With the success of the Atlanta Sci-fi Film Festival, MCSFO is proud to announce an exciting and unique children's sci-fi film festival - Kids with S.T.E.A.M.! For years, like the science fiction genre, most STEM (Science, Technology, Engineering and Math) fields have been a white male dominated industry. According to the National Science Foundation, women, persons with disabilities and certain minority groups - specifically - African Americans, Hispanics and American Indians are underrepresented in STEM fields. And for those who do pursue it as a field of study or occupation, leave within a few years! The inclusion of the Arts in S.T.E.A.M. is very important, as it encourages creativity and innovation, which are all vital for scientific breakthroughs. Some of the most amazing artists like, Leonardo da Vinci was also a great scientist! Science fiction films are a great vehicle for exploring concepts in science, technology, and social issues.

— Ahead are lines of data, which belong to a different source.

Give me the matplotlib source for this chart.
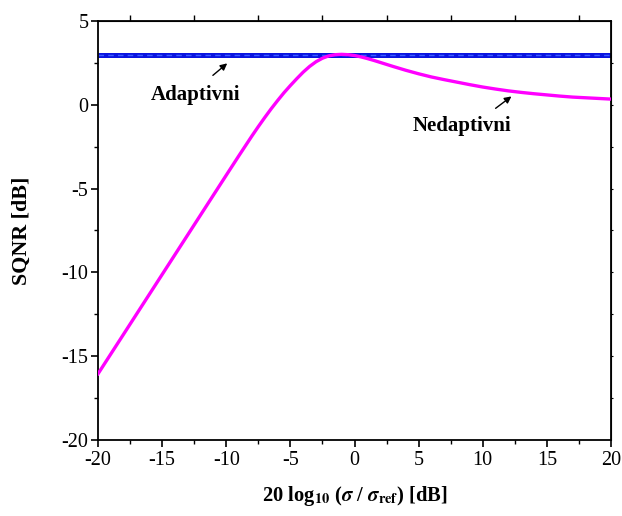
import numpy as np
import matplotlib
matplotlib.use('Agg')
import matplotlib.pyplot as plt
from matplotlib.ticker import MultipleLocator

plt.rcParams['font.family'] = ['Liberation Serif', 'DejaVu Serif']
plt.rcParams['mathtext.fontset'] = 'stix'
plt.rcParams['axes.unicode_minus'] = False

# adaptive quantizer - flat SQNR
adapt_x = [-20, 20]
adapt_y = [3.0, 3.0]

# non-adaptive quantizer
nonadapt_x = [-20, -18, -16, -14, -12, -10, -9, -8, -7.5, -7, -6.5, -6, -5.5, -5, -4.5,
              -4, -3.5, -3, -2.5, -2, -1.5, -1, -0.5, 0, 0.5, 1, 1.5, 2, 2.5, 3, 4, 5,
              6, 7, 8, 9, 10, 11, 12, 13, 14, 15, 16, 17, 18, 19, 20]
nonadapt_y = [-16.05, -13.68, -11.31, -8.94, -6.57, -4.2, -3.02, -1.86, -1.3, -0.76, -0.24,
              0.25, 0.72, 1.15, 1.56, 1.95, 2.29, 2.57, 2.78, 2.92, 2.99, 3.01, 2.99,
              2.94, 2.86, 2.76, 2.65, 2.53, 2.41, 2.29, 2.06, 1.85, 1.66, 1.5, 1.35,
              1.2, 1.06, 0.94, 0.83, 0.74, 0.66, 0.59, 0.52, 0.46, 0.42, 0.38, 0.34]

fig = plt.figure(figsize=(6.22, 5.16), dpi=100)
ax = fig.add_axes([0.1576, 0.1473, 0.8247, 0.812])

ax.plot(adapt_x, adapt_y, color='#0a14e0', lw=3.6, solid_capstyle='butt', zorder=2)
ax.plot(adapt_x, adapt_y, color='#3a5cff', lw=1.0, ls=(0, (4, 3)), zorder=2)
ax.plot(nonadapt_x, nonadapt_y, color='#ff00ff', lw=2.4, zorder=3)

ax.set_xlim(-20, 20)
ax.set_ylim(-20, 5)
ax.xaxis.set_major_locator(MultipleLocator(5))
ax.xaxis.set_minor_locator(MultipleLocator(2.5))
ax.yaxis.set_major_locator(MultipleLocator(5))
ax.yaxis.set_minor_locator(MultipleLocator(2.5))
ax.tick_params(which='major', direction='out', length=5, width=1.2, labelsize=14.5, pad=2)
ax.tick_params(axis='x', which='major', pad=3)
ax.tick_params(which='minor', direction='out', length=3, width=1.0)
for s in ax.spines.values():
    s.set_linewidth(1.3)

top = ax.secondary_xaxis('top')
top.set_xticks(np.arange(-17.5, 20, 5))
top.tick_params(direction='out', length=4, width=1.0, labeltop=False)
top.xaxis.set_minor_locator(plt.NullLocator())
right = ax.secondary_yaxis('right')
right.set_yticks(np.arange(-17.5, 5, 2.5))
right.tick_params(direction='out', length=1.5, width=0.8, labelright=False)
right.yaxis.set_minor_locator(plt.NullLocator())

ax.set_xlabel(r'20 log$_{\mathbf{10}}$ ($\boldsymbol{\sigma}$ / $\boldsymbol{\sigma}_{\mathbf{ref}}$) [dB]',
              fontsize=14.8, fontweight='bold')
ax.set_ylabel('SQNR [dB]', fontsize=15.8, fontweight='bold')
ax.xaxis.set_label_coords(0.5, -0.105)
ax.yaxis.set_label_coords(-0.129, 0.5)

ax.annotate('', xy=(-9.76, 2.58), xytext=(-11.21, 1.65),
            arrowprops=dict(arrowstyle='-|>', color='black', lw=1.0, mutation_scale=10))
ax.text(-12.36, 0.61, 'Adaptivni', fontsize=15, fontweight='bold', ha='center', va='center')
ax.annotate('', xy=(12.41, 0.60), xytext=(10.83, -0.31),
            arrowprops=dict(arrowstyle='-|>', color='black', lw=1.0, mutation_scale=10))
ax.text(8.38, -1.24, 'Nedaptivni', fontsize=15, fontweight='bold', ha='center', va='center')

fig.savefig('out.png', dpi=100)
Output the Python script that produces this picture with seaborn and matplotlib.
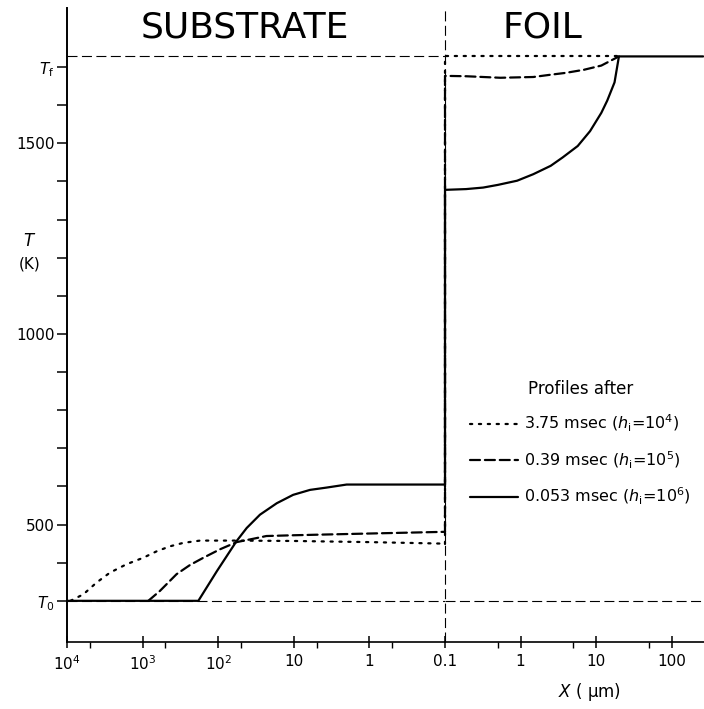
import matplotlib
matplotlib.use("Agg")

import matplotlib.pyplot as plt
import pandas as pd
import seaborn as sns
from matplotlib.lines import Line2D
from matplotlib.ticker import FixedLocator, NullFormatter

# ---- data ---------------------------------------------------------------
T0 = 300      # K, initial substrate temperature
TF = 1728     # K, foil temperature
X_INTERFACE = 0.1  # um, both sides meet here

PROFILES = ["3.75 msec", "0.39 msec", "0.053 msec"]
H_EXP = [4, 5, 6]

# substrate side: distance from interface (um) and temperature (K)
sub_x_dot = [9000, 6080, 4060, 2700, 1630, 980, 650, 434, 290, 174, 57, 10, 1, 0.1]
sub_T_dot = [300, 317, 348, 374, 396, 413, 430, 443, 452, 458, 458, 457, 454, 450]
sub_x_dash = [840, 590, 355, 236, 157, 95, 57, 34, 23, 10, 3.7, 0.1]
sub_T_dash = [300, 326, 370, 394, 413, 435, 454, 463, 470, 472, 474, 481]
sub_x_solid = [1e4, 183, 104, 57, 42, 28, 16.8, 10.2, 6.1, 3.7, 2.0, 0.1]
sub_T_solid = [300, 300, 378, 457, 491, 526, 556, 578, 591, 597, 605, 605]

# foil side
foil_x_dot = [0.1, 20]
foil_T_dot = [1728, 1728]
foil_x_dash = [0.1, 0.19, 0.54, 1.47, 2.5, 4.0, 6.9, 11.7, 20]
foil_T_dash = [1677, 1676, 1672, 1674, 1680, 1685, 1693, 1704, 1728]
foil_x_solid = [0.1, 0.19, 0.32, 0.5, 0.9, 1.47, 2.5, 3.6, 5.7, 8.3, 11.7, 14,
                17.5, 20, 260]
foil_T_solid = [1378, 1380, 1384, 1391, 1402, 1419, 1441, 1463, 1493, 1532, 1580,
                1612, 1660, 1728, 1728]

Y_MAJOR = list(range(300, 1800, 100))
Y_LABELS = {300: "$T_{\\mathrm{0}}$", 500: "500", 1000: "1000", 1500: "1500",
            1700: "$T_{\\mathrm{f}}$"}
SUB_TICKS = [1e4, 1e3, 1e2, 10, 1, 0.1]
SUB_TICK_LABELS = ["$10^{4}$", "$10^{3}$", "$10^{2}$", "10", "1", "0.1"]
SUB_MINOR = [5e3, 5e2, 50, 5, 0.5]
FOIL_TICKS = [1, 10, 100]
FOIL_TICK_LABELS = ["1", "10", "100"]
FOIL_MINOR = [0.5, 5, 50]

# ---- tidy frames ----------------------------------------------------------
sub_rows, foil_rows = [], []
for name, xs, ts in zip(PROFILES, [sub_x_dot, sub_x_dash, sub_x_solid],
                        [sub_T_dot, sub_T_dash, sub_T_solid]):
    sub_rows += [{"profile": name, "x": x, "T": t} for x, t in zip(xs, ts)]
for name, sub_t, xs, ts in zip(PROFILES, [sub_T_dot, sub_T_dash, sub_T_solid],
                               [foil_x_dot, foil_x_dash, foil_x_solid],
                               [foil_T_dot, foil_T_dash, foil_T_solid]):
    # jump across the interface starts from the substrate end value
    foil_rows.append({"profile": name, "x": X_INTERFACE, "T": sub_t[-1]})
    foil_rows += [{"profile": name, "x": x, "T": t} for x, t in zip(xs, ts)]
sub_df = pd.DataFrame(sub_rows)
foil_df = pd.DataFrame(foil_rows)

DASHES = {PROFILES[0]: (1, 3), PROFILES[1]: (4.5, 2.2), PROFILES[2]: ""}
REF_DASH = (9, 4)

# ---- figure ---------------------------------------------------------------
sns.set_theme(style="ticks")
plt.rcParams["font.family"] = ["DejaVu Sans"]
plt.rcParams["mathtext.fontset"] = "dejavusans"
for key in ("text.color", "axes.labelcolor", "xtick.color", "ytick.color",
            "axes.edgecolor"):
    plt.rcParams[key] = "black"

W, H = 704, 709
fig = plt.figure(figsize=(W / 100, H / 100), dpi=100)
x_left, x_mid, x_right = 67, 445, 704
y_bot, y_top = 642, 8
ax_s = fig.add_axes([x_left / W, 1 - y_bot / H, (x_mid - x_left) / W, (y_bot - y_top) / H])
ax_f = fig.add_axes([x_mid / W, 1 - y_bot / H, (x_right - x_mid) / W, (y_bot - y_top) / H],
                    sharey=ax_s)

YLIM = (192, 1855)
for ax in (ax_s, ax_f):
    ax.set_xscale("log")
    ax.patch.set_alpha(0)
ax_s.set_xlim(1e4, X_INTERFACE)
ax_f.set_xlim(X_INTERFACE, 267)
ax_s.set_ylim(*YLIM)

line_kw = dict(color="black", linewidth=1.6, sort=False, estimator=None,
               legend=False, clip_on=False, dash_capstyle="round")
sns.lineplot(data=sub_df, x="x", y="T", style="profile", style_order=PROFILES,
             dashes=DASHES, ax=ax_s, **line_kw)
sns.lineplot(data=foil_df, x="x", y="T", style="profile", style_order=PROFILES,
             dashes=DASHES, ax=ax_f, **line_kw)

# reference lines: T0 everywhere, Tf over the substrate, interface
ref_kw = dict(color="black", linewidth=0.8, dashes=REF_DASH, zorder=1)
ax_s.axhline(T0, **ref_kw)
ax_f.axhline(T0, **ref_kw)
ax_s.axhline(TF, **ref_kw)
ax_f.axvline(X_INTERFACE, clip_on=False, **ref_kw)

# spines and ticks
sns.despine(ax=ax_s, top=True, right=True)
sns.despine(ax=ax_f, top=True, right=True, left=True)
for ax in (ax_s, ax_f):
    ax.spines["bottom"].set_linewidth(1.2)
    ax.tick_params(axis="x", which="major", direction="inout", length=9, width=1.1,
                   labelsize=11, pad=4)
    ax.tick_params(axis="x", which="minor", direction="out", length=4, width=1.0)
ax_s.spines["left"].set_linewidth(1.4)
ax_f.tick_params(axis="y", left=False, labelleft=False)

ax_s.xaxis.set_major_locator(FixedLocator(SUB_TICKS))
ax_s.set_xticklabels(SUB_TICK_LABELS)
ax_s.xaxis.set_minor_locator(FixedLocator(SUB_MINOR))
ax_s.xaxis.set_minor_formatter(NullFormatter())
ax_f.xaxis.set_major_locator(FixedLocator(FOIL_TICKS))
ax_f.set_xticklabels(FOIL_TICK_LABELS)
ax_f.xaxis.set_minor_locator(FixedLocator(FOIL_MINOR))
ax_f.xaxis.set_minor_formatter(NullFormatter())

ax_s.yaxis.set_major_locator(FixedLocator(Y_MAJOR))
ax_s.set_yticklabels([Y_LABELS.get(v, "") for v in Y_MAJOR])
ax_s.tick_params(axis="y", direction="out", length=7, width=1.1, labelsize=11, pad=2)
for ax in (ax_s, ax_f):
    ax.set_xlabel("")
    ax.set_ylabel("")

# region titles and axis labels
fig.text(245 / W, 1 - 28 / H, "SUBSTRATE", fontsize=26, ha="center", va="center")
fig.text(542 / W, 1 - 28 / H, "FOIL", fontsize=26, ha="center", va="center")
fig.text(30 / W, 1 - 241 / H, "$T$", fontsize=12, ha="center", va="center")
fig.text(30 / W, 1 - 264 / H, "(K)", fontsize=11, ha="center", va="center")
fig.text(590 / W, 1 - 692 / H, "$X$ ( \u03bcm)", fontsize=12, ha="center", va="center")

# legend
handles = [Line2D([], [], color="black", linewidth=1.6, dash_capstyle="round",
                  linestyle=(0, DASHES[p]) if DASHES[p] else "-") for p in PROFILES]
labels = [f"{p} ($h_{{\\mathrm{{i}}}}$=$10^{{{e}}}$)" for p, e in zip(PROFILES, H_EXP)]
leg = fig.legend(handles, labels, title="Profiles after", loc="upper left",
                 bbox_to_anchor=(470 / W, 1 - 380 / H), frameon=False, fontsize=11.5,
                 title_fontsize=12, handlelength=3.0, handletextpad=0.4,
                 labelspacing=0.95, borderaxespad=0, borderpad=0)

fig.savefig("out.png", dpi=100)
plt.close(fig)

This Spring, we brought these worlds together by screening short films, promoting these fields within a science fiction narrative, to Georgia schools! The first Kids with S.T.E.A.M. (KWS) Science Fiction Film Festival was held at Mason Elementary School in Duluth, Georgia. This was a Private Screening event just for the students at the school.
MCSFO works with filmmakers all over the world to find G-Rated (General Audience) film shorts that have diverse, relatable characters and culturally relevant narratives. This will help to maximize competitiveness in the industry and secure their future as inventors and creators in an increasingly technological world!